Gli Egizi credevano che l’anima tornasse periodicamente a visitare il corpo che l’aveva ospitata, per accertarsi che fosse ancora integro, quindi, praticavano la mummificazione per consentire alle anime dei defunti di vivere pacificamente nell’aldilà.
La civiltà egizia è ampiamente conosciuta per la pratica della mummificazione e per le sue mummie. La parola “mummia” deriva dall’arabo mūmiyya, nome che denotava la materia usata per l’imbalsamazione: bitume, pece, ecc.
È probabile che l’origine della mummificazione derivi da una scoperta: i defunti, solitamente seppelliti dentro fosse nel deserto, non si decomponevano, ciò dipendeva dall’aridità del clima; gli Egizi tradussero questo fenomeno naturale in un’arte che, all’inizio, era riservata al sovrano e ai suoi familiari, poi si estese ai nobili e ai ricchi.

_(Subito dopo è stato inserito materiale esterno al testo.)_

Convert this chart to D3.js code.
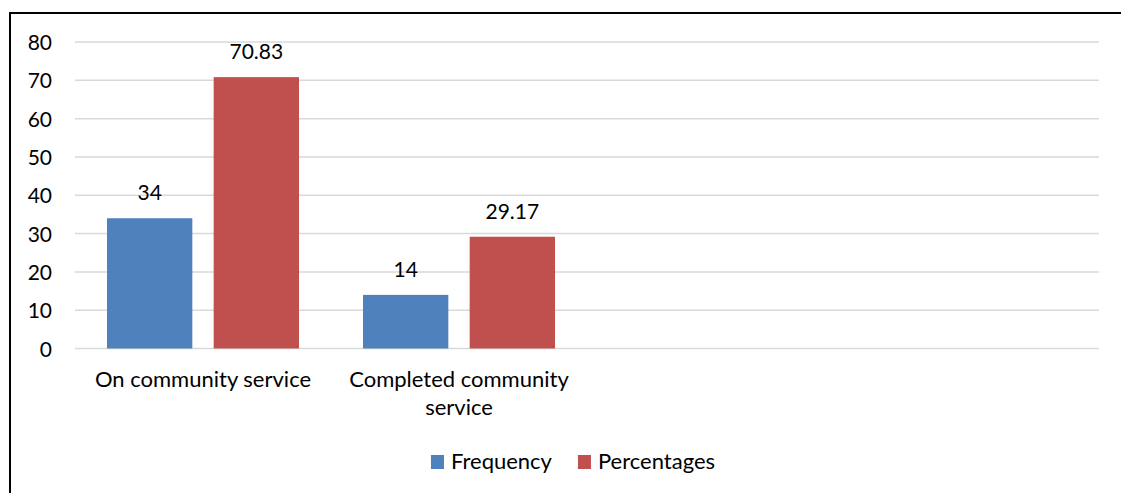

Il rituale dell’imbalsamazione era complicato. I sacerdoti imbalsamatori dovevano avere conoscenze approfondite di anatomia e chimica e dovevano agire con rapidità, per evitare la decomposizione dei corpi a causa del caldo.
Il lavoro si svolgeva in appositi laboratori vicini al Nilo o a uno dei suoi canali: il corpo doveva essere lavato più volte prima di giungere alla fine del procedimento.
Il defunto prima di tutto era lavato e purificato, poi dalle sue narici si estraeva il cervello con un ferro lungo e curvato in punta. Successivamente, si incideva l’addome e si asportavano gli organi interni (fegato, intestino, polmoni e stomaco): la loro presenza avrebbe accelerato il processo di decomposizione.
Il cuore era lasciato al suo posto, perché gli Egizi credevano fosse la sede dell’anima e, secondo il Libro dei morti, doveva essere pesato su una bilancia (psicostasia) da Anubi.
Gli organi estratti, invece, si facevano essiccare e dopo vari trattamenti con resine e oli erano sistemati in dei vasi canopi (chiamati così da Canopo, una città sul delta del Nilo, vicina ad Alessandria).
I vasi erano posti nella tomba, durante i riti funebri, accanto al sarcofago; raffiguravano i quattro figli di Horus e avevano il coperchio a forma di sciacallo, babbuino, falco e uomo; servivano a proteggere gli organi dalla decomposizione.
In seguito, il corpo era immerso nel natron (sale di sodio esistente in natura, presente nelle pozze di esondazione del Nilo) per 40 giorni, per eliminare tutti i liquidi. Poi era lavato con vino di palma per bloccare il decorso della decomposizione.
L’interno dell’addome, precedentemente svuotato, era riempito di bende imbevute di natron, pezzi di lino e segatura, per ridare al corpo la forma originaria; al posto degli occhi erano collocate delle pietre circolari. Successivamente, il corpo era ricoperto di natron e unto con oli balsamici; sopra l’incisione nell’addome era posta una placca di metallo (occhio di Horo) e infine, il corpo era avvolto con strisce di tela di lino intrise di resina.
Nel bendaggio si riportavano formule magiche e si introducevano degli amuleti legati alla vita (Ankh, scarabei, Djed) che servivano a proteggere il defunto dai pericoli che avrebbe dovuto affrontare nell’aldilà (Duat).
Il processo di mummificazione durava circa 70 giorni, ciò consentiva di preparare contemporaneamente la tomba che avrebbe ospitato il defunto.
Il rito funebre seguiva la mummificazione, il corpo era collocato nella tomba.
Cerimonie e tombe si differenziavano in base allo stato sociale del defunto: da semplici inumazioni si passava a sepolture molto ricche, abbinate a preziosi corredi funebri.